When one thinks of the concept of "eugenics" most people think back to the atrocities of Nazi Germany and the genocide of ethnic cleansing during the Hitler regime.
What most Americans do not realize is that the "scientific" field of study known as "eugenics" originated in the United States, being inspired by Darwinian evolution, and is responsible for terrible social and racial injustices here in the U.S. before Hitler's atrocities that occurred during WWII.
And the "scientific" field of eugenics is still alive and well today, even though the term "eugenics" is no longer popular.
Part of America's dark eugenics past is the story of how indigenous African people were kidnapped from their villages in the early 1900s and brought to America as "freaks," displayed as "missing links" to Darwin's theory of human evolution, and displayed to the public in cages at Public Fairs and Zoos.
The Discovery Institute has produced a new documentary about this dark period of America's past called "Human Zoos." Here is a synopsis:
"In September 1906, nearly a quarter of a million people flocked to the Bronx Zoo in New York City. Many came for a startling new exhibit in the Zoo’s Monkey House.
But it wasn’t a monkey they came to see. It was a man. His name was Ota Benga. A pygmy from the African Congo, Ota Benga was exhibited in a cage along with monkeys.
Benga was not alone.
He was one of literally thousands of indigenous peoples who were put on public display throughout America in the early twentieth century.

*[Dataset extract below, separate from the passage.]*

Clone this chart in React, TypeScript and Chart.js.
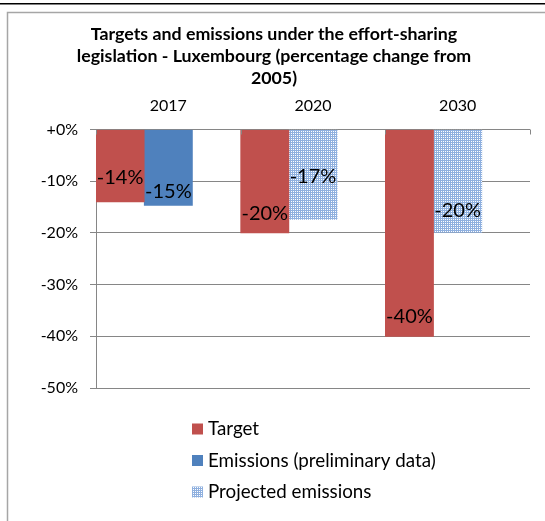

Often touted as “missing links” between man and apes and as examples of the “lower” stages of human evolution, these native peoples were harassed, demeaned, and jeered at. Their public display was arranged with the enthusiastic support of the most elite members of the scientific community, and it was promoted uncritically by America’s leading newspapers.
Human Zoos tells the horrifying story of this effort to dehumanize entire classes of people in the name of science."